There are two common types of GPR for road/bridge surface measurement: Ground-coupled and air-launched. Each has drawbacks. Ground-coupled systems rely upon an antenna that is placed very close to the roadway/surface. At high speeds, the acquired data becomes unusable or the resolution is greatly diminished due to vibrations or even damage to the ground-coupled antenna itself. In fact, the maximum feasible speed of use known in the art is no more than about 15 kph (10 mph), which is highly inefficient, when, for example, there is a need to detect flaws in a long stretch of a six-lane highway with regular traffic flow.

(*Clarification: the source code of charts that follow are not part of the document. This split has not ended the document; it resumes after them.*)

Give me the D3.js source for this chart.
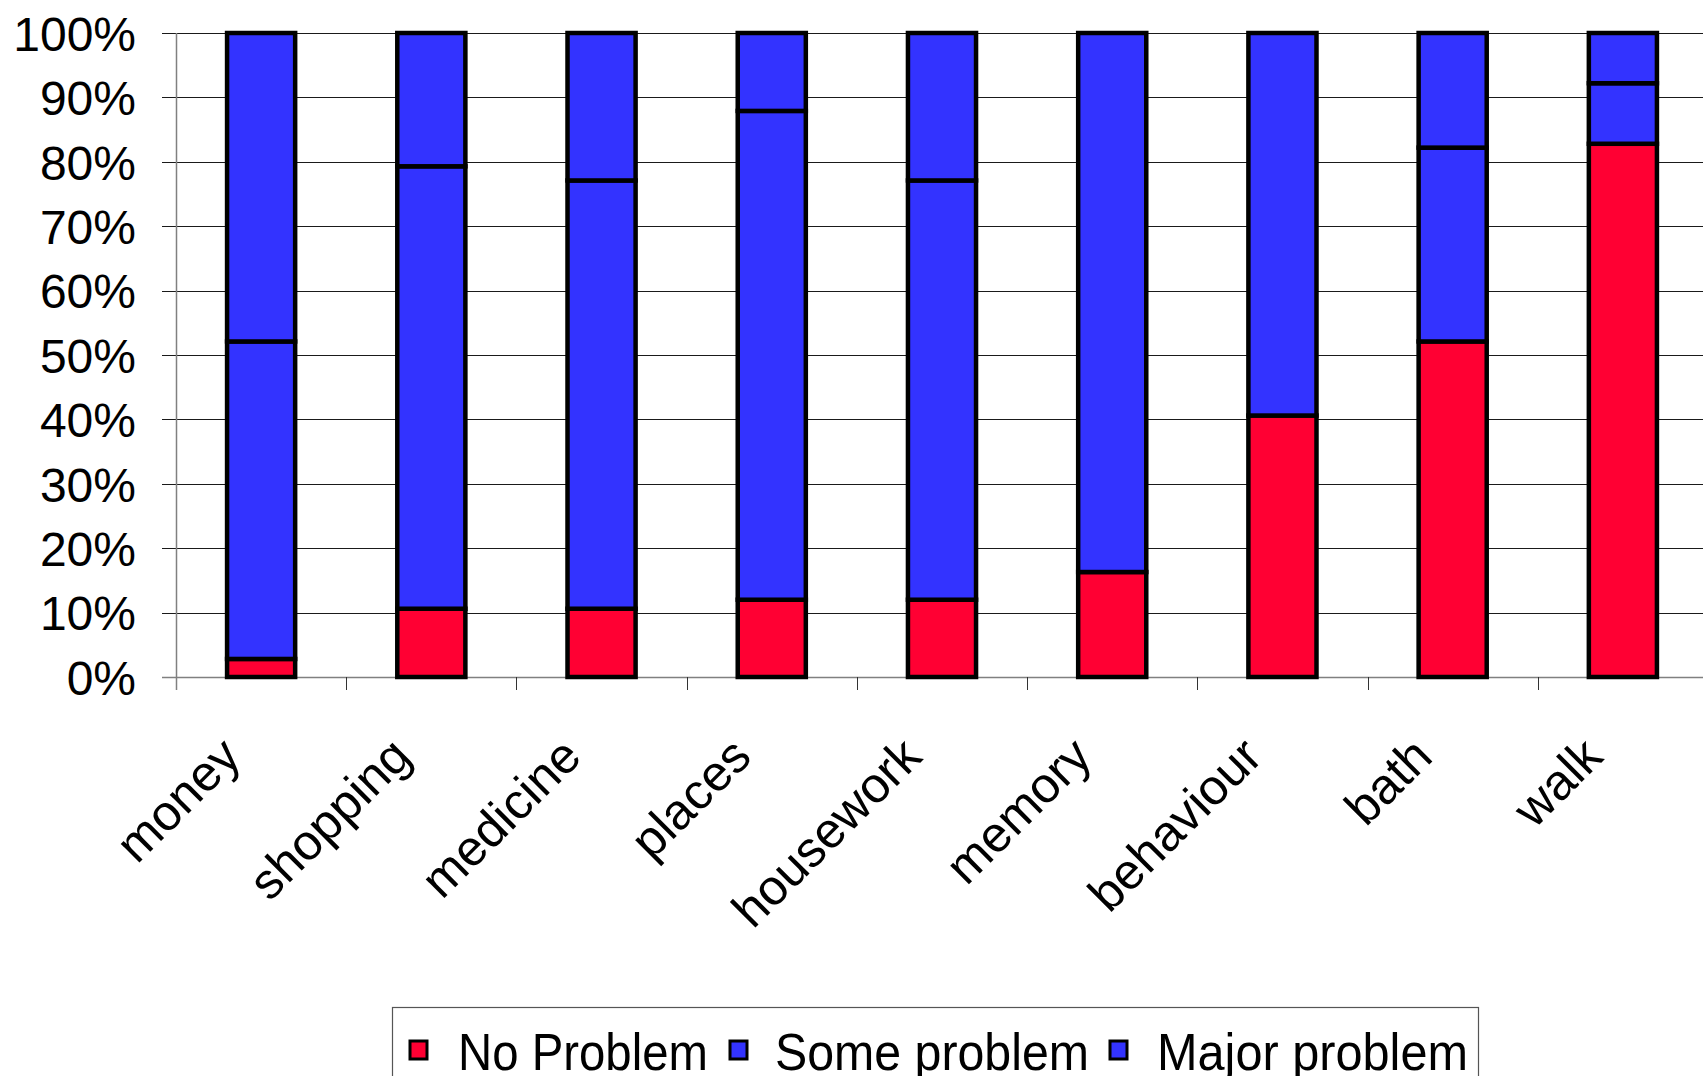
<!DOCTYPE html>
<html>
<head>
<meta charset="utf-8">
<script src="https://cdn.jsdelivr.net/npm/d3@7"></script>
<style>
  html, body { margin: 0; padding: 0; background: #fff; }
  svg { display: block; }
  text { font-family: "Liberation Sans", Arial, sans-serif; fill: #000; }
</style>
</head>
<body>
<svg id="chart" width="1703" height="1076"></svg>
<script>
// Activity categories along the x axis
const categories = ["money", "shopping", "medicine", "places", "housework", "memory", "behaviour", "bath", "walk"];

// Share of respondents (%) in each problem group, stacked bottom to top
const noProblem    = [2.8, 10.6, 10.6, 12.0, 12.0, 16.3, 40.6, 52.1, 82.8];
const someProblem  = [49.3, 68.7, 66.5, 75.9, 65.1, 83.7, 59.4, 30.1, 9.4];
const majorProblem = [47.9, 20.7, 22.9, 12.1, 22.9, 0.0, 0.0, 17.8, 7.8];

const seriesNames = ["No Problem", "Some problem", "Major problem"];
const seriesColors = ["#FF0033", "#3333FF", "#3333FF"];

const yTickValues = [0, 10, 20, 30, 40, 50, 60, 70, 80, 90, 100];
const yTickLabels = ["0%", "10%", "20%", "30%", "40%", "50%", "60%", "70%", "80%", "90%", "100%"];

const svg = d3.select("#chart");

const plot = { left: 176, right: 1708, top: 33, bottom: 677 };

const x = d3.scaleBand()
  .domain(categories)
  .range([plot.left, plot.right])
  .paddingInner(0.6)
  .paddingOuter(0.3);

const slot = d3.scaleBand()
  .domain(categories)
  .range([plot.left, plot.right])
  .padding(0);

const y = d3.scaleLinear().domain([0, 100]).range([plot.bottom, plot.top]);

// Horizontal gridlines (extend left past the axis as tick marks)
svg.append("g")
  .selectAll("line")
  .data(yTickValues)
  .join("line")
  .attr("x1", plot.left - 14)
  .attr("x2", 1703)
  .attr("y1", d => Math.round(y(d)) + 0.5)
  .attr("y2", d => Math.round(y(d)) + 0.5)
  .attr("stroke", d => d === 0 ? "#808080" : "#1a1a1a")
  .attr("stroke-width", d => d === 0 ? 1.5 : 1);

// Y axis labels
const yAxis = d3.axisLeft(y)
  .tickValues(yTickValues)
  .tickFormat((d, i) => yTickLabels[i])
  .tickSize(0)
  .tickPadding(40);

const gy = svg.append("g")
  .attr("transform", `translate(${plot.left},0)`)
  .call(yAxis);
gy.select(".domain").remove();
gy.selectAll("text")
  .style("font-family", "'Liberation Sans', Arial, sans-serif")
  .style("font-size", "48px")
  .attr("dy", "0.36em");

// Vertical axis line
svg.append("line")
  .attr("x1", plot.left + 0.5).attr("x2", plot.left + 0.5)
  .attr("y1", plot.top).attr("y2", plot.bottom + 13)
  .attr("stroke", "#808080").attr("stroke-width", 1.5);

// Category separators below the baseline
svg.append("g")
  .selectAll("line")
  .data(categories.slice(1))
  .join("line")
  .attr("x1", d => Math.round(slot(d)) + 0.5)
  .attr("x2", d => Math.round(slot(d)) + 0.5)
  .attr("y1", plot.bottom)
  .attr("y2", plot.bottom + 13)
  .attr("stroke", "#333")
  .attr("stroke-width", 1);

// Stacked bars
const table = categories.map((c, i) => ({
  category: c,
  "No Problem": noProblem[i],
  "Some problem": someProblem[i],
  "Major problem": majorProblem[i]
}));

const stacked = d3.stack().keys(seriesNames)(table);

svg.append("g")
  .selectAll("g")
  .data(stacked)
  .join("g")
  .attr("fill", (d, i) => seriesColors[i])
  .selectAll("rect")
  .data(d => d.filter(s => s[1] - s[0] > 0))
  .join("rect")
  .attr("x", d => x(d.data.category))
  .attr("width", x.bandwidth())
  .attr("y", d => y(d[1]))
  .attr("height", d => y(d[0]) - y(d[1]))
  .attr("stroke", "#000")
  .attr("stroke-width", 4.5);

// Rotated category labels
svg.append("g")
  .selectAll("text")
  .data(categories)
  .join("text")
  .attr("transform", d => `translate(${x(d) + x.bandwidth() / 2 - 18},759) rotate(-45)`)
  .attr("text-anchor", "end")
  .style("font-size", "50px")
  .text(d => d);

// Legend
const legend = svg.append("g");
legend.append("rect")
  .attr("x", 392.5).attr("y", 1007.5)
  .attr("width", 1086).attr("height", 90)
  .attr("fill", "#fff").attr("stroke", "#555").attr("stroke-width", 1.2);

const legendItems = [
  { sx: 410, tx: 458, w: 250 },
  { sx: 730, tx: 775, w: 314 },
  { sx: 1110, tx: 1157, w: 311 }
];

seriesNames.forEach((name, i) => {
  const it = legendItems[i];
  legend.append("rect")
    .attr("x", it.sx).attr("y", 1041)
    .attr("width", 17).attr("height", 18)
    .attr("fill", seriesColors[i])
    .attr("stroke", "#000").attr("stroke-width", 3);
  legend.append("text")
    .attr("x", it.tx).attr("y", 1070)
    .attr("textLength", it.w)
    .attr("lengthAdjust", "spacingAndGlyphs")
    .style("font-size", "52px")
    .text(name);
});
</script>
</body>
</html>
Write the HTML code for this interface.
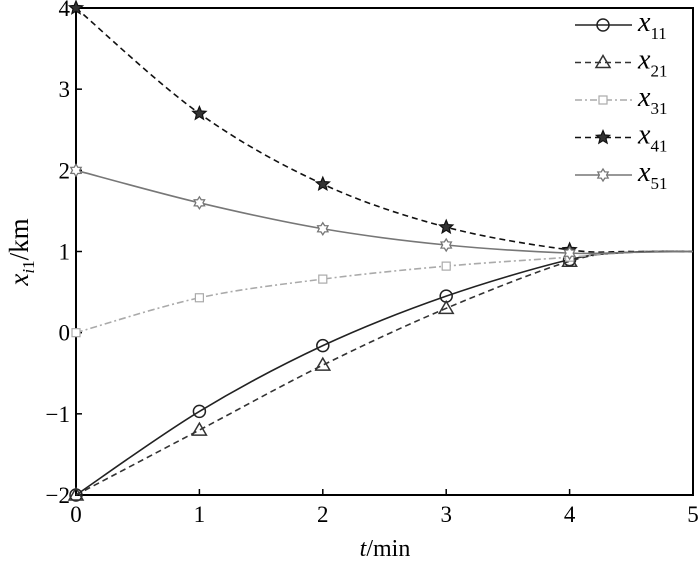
<!DOCTYPE html>
<html><head><meta charset="utf-8">
<style>
body{margin:0;background:#fff;}
svg text{font-family:"Liberation Serif",serif;fill:#000;}
</style></head>
<body>
<svg id="chart" width="700" height="563" xmlns="http://www.w3.org/2000/svg"></svg>
<script>
const xTicks=[0,1,2,3,4,5];
const yTicks=[-2,-1,0,1,2,3,4];
const tVals=[0,1,2,3,4,4.5,5];
const s11=[-2,-0.97,-0.16,0.45,0.9,0.99,1];
const s21=[-2,-1.2,-0.4,0.3,0.88,0.99,1];
const s31=[0,0.43,0.66,0.82,0.93,0.99,1];
const s41=[4,2.7,1.83,1.3,1.02,1.0,1];
const s51=[2,1.6,1.28,1.08,0.98,0.99,1];
const names=["11","21","31","41","51"];

const L=76,R=693,T=8,B=495;
const X=v=>L+(v-0)/(5-0)*(R-L);
const Y=v=>B-(v+2)/6*(B-T);
const svg=document.getElementById('chart');
const NS="http://www.w3.org/2000/svg";
function mk(tag,attrs,parent){const e=document.createElementNS(NS,tag);for(const k in attrs)e.setAttribute(k,attrs[k]);(parent||svg).appendChild(e);return e;}

const frame=mk('rect',{x:L,y:T,width:R-L,height:B-T,fill:'none',stroke:'#000','stroke-width':2});



xTicks.forEach(v=>{
  const l=mk('line',{x1:X(v),x2:X(v),y1:B,y2:B-6,stroke:'#000','stroke-width':1.5});
  
  
  const t=mk('text',{x:X(v),y:B+27,'text-anchor':'middle','font-size':23});
  t.textContent=v;
  
  
});
yTicks.forEach(v=>{
  const l=mk('line',{x1:L,x2:L+6,y1:Y(v),y2:Y(v),stroke:'#000','stroke-width':1.5});
  
  
  const t=mk('text',{x:L-6,y:Y(v)+8,'text-anchor':'end','font-size':23});
  t.textContent=v<0?'\u2212'+(-v):v;
  
  
});

function smooth(vals){
  const p=tVals.map((t,i)=>[X(t),Y(vals[i])]);
  let d='M'+p[0][0]+','+p[0][1];
  for(let i=0;i<p.length-1;i++){
    const p0=p[i-1]||p[i],p1=p[i],p2=p[i+1],p3=p[i+2]||p[i+1];
    const c1=[p1[0]+(p2[0]-p0[0])/6,p1[1]+(p2[1]-p0[1])/6];
    const c2=[p2[0]-(p3[0]-p1[0])/6,p2[1]-(p3[1]-p1[1])/6];
    d+=` C${c1[0]},${c1[1]} ${c2[0]},${c2[1]} ${p2[0]},${p2[1]}`;
  }
  return d;
}
function star(cx,cy,r,fill,col,g){
  let pts=[];for(let k=0;k<10;k++){const a=-Math.PI/2+k*Math.PI/5;const rr=k%2?r*0.45:r;pts.push((cx+rr*Math.cos(a))+','+(cy+rr*Math.sin(a)));}
  return mk('polygon',{points:pts.join(' '),fill:fill,stroke:col,'stroke-width':1.2},g);
}
function hexstar(cx,cy,r,col,g){
  let pts=[];for(let k=0;k<12;k++){const a=-Math.PI/2+k*Math.PI/6;const rr=k%2?r*0.6:r;pts.push((cx+rr*Math.cos(a))+','+(cy+rr*Math.sin(a)));}
  return mk('polygon',{points:pts.join(' '),fill:'#fff',stroke:col,'stroke-width':1.3},g);
}
function marker(type,cx,cy,col,g){
  if(type==='circle')return mk('circle',{cx:cx,cy:cy,r:6,fill:'none',stroke:col,'stroke-width':1.5},g);
  if(type==='tri')return mk('polygon',{points:`${cx},${cy-7} ${cx-7},${cy+5} ${cx+7},${cy+5}`,fill:'none',stroke:col,'stroke-width':1.5},g);
  if(type==='sq')return mk('rect',{x:cx-4,y:cy-4,width:8,height:8,fill:'#fff',stroke:col,'stroke-width':1.2},g);
  if(type==='star')return star(cx,cy,7,'#333',col,g);
  return hexstar(cx,cy,6,col,g);
}
const series=[
 {v:s11,col:'#222',dash:'',m:'circle'},
 {v:s21,col:'#333',dash:'6,4',m:'tri'},
 {v:s31,col:'#aaa',dash:'7,3,2,3',m:'sq'},
 {v:s41,col:'#111',dash:'6,4',m:'star'},
 {v:s51,col:'#777',dash:'',m:'ostar'}
];
series.forEach((s,i)=>{
  const g=mk('g',{});
  
  
  mk('path',{d:smooth(s.v),fill:'none',stroke:s.col,'stroke-width':1.6,'stroke-dasharray':s.dash},g);
  for(let k=0;k<5;k++){
    const m=marker(s.m,X(tVals[k]),Y(s.v[k]),s.col,g);
    
    
  }
  const lg=mk('g',{});
  
  
  const ly=25+i*37.5;
  mk('line',{x1:575,x2:632,y1:ly,y2:ly,stroke:s.col,'stroke-width':1.6,'stroke-dasharray':s.dash},lg);
  marker(s.m,603,ly,s.col,lg);
  const t=mk('text',{x:638,y:ly+6,'font-size':28,'font-style':'italic'},lg);
  t.textContent='x';
  const sub=mk('tspan',{dy:8,'font-size':17,'font-style':'normal'},t);
  sub.textContent=names[i];
});

const xl=mk('text',{x:385,y:556,'text-anchor':'middle','font-size':24});


xl.innerHTML='<tspan font-style="italic">t</tspan>/min';
const yl=mk('text',{x:0,y:0,'text-anchor':'middle','font-size':27,transform:'translate(28,252) rotate(-90)'});


yl.innerHTML='<tspan font-style="italic">x</tspan><tspan font-style="italic" font-size="17" dy="6">i</tspan><tspan font-size="17">1</tspan><tspan dy="-6">/km</tspan>';
</script>
</body></html>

Air-launched systems, on the other hand, utilize antennas aimed at the surface from a height of 30-50 cm (12-20 inches). Unfortunately, air-launched systems, while allowing higher speeds of travel (e.g., at the 105 KPH/65 MPH speed limit of many highways) with less vibration than ground-coupled systems, tend to return very low resolution or unusable data due to interference from sources such as FM (frequency modulation) radio and television (TV) broadcasting. For detailed project-level work, such as bridge deck investigations, if near a major TV transmitter or cellular/PCS transmitter, use of the air-launched antenna becomes impossible. For such cases, alternate data collection methods, using ground-coupled antennas, are currently necessary.
While analog filters are known in the art and may be used to remove unwanted frequencies (e.g., FM or TV broadcasts) from an air-launched system, all known implementable analog filter systems (filters that operate on voltages, currents, or mechanical vibrations) exhibit variations in time delay at different frequencies. A UWB transmission is one in which the bandwidth extends at least the smaller of 500 MHz or 20% of the center frequency. Such a transmission becomes distorted and blurred after passing through such an analog filter. It becomes unknown which changes are due to road surface variations and which are due to the effects of the filter, and the pulse is unrecoverable. Alternatively, digital filters that operate either in software or in the digital hardware of a RADAR system are capable of performing filtering without introducing any kind of ‘blurring,’ but cannot remove the residual effects of overloading that occur in the analog circuitry.
Thus, there remains an unsolved need in the art to provide a GPR system capable of operating at high speeds, such as regular roadway speeds, which provides acceptable data for use in detecting roadway problems.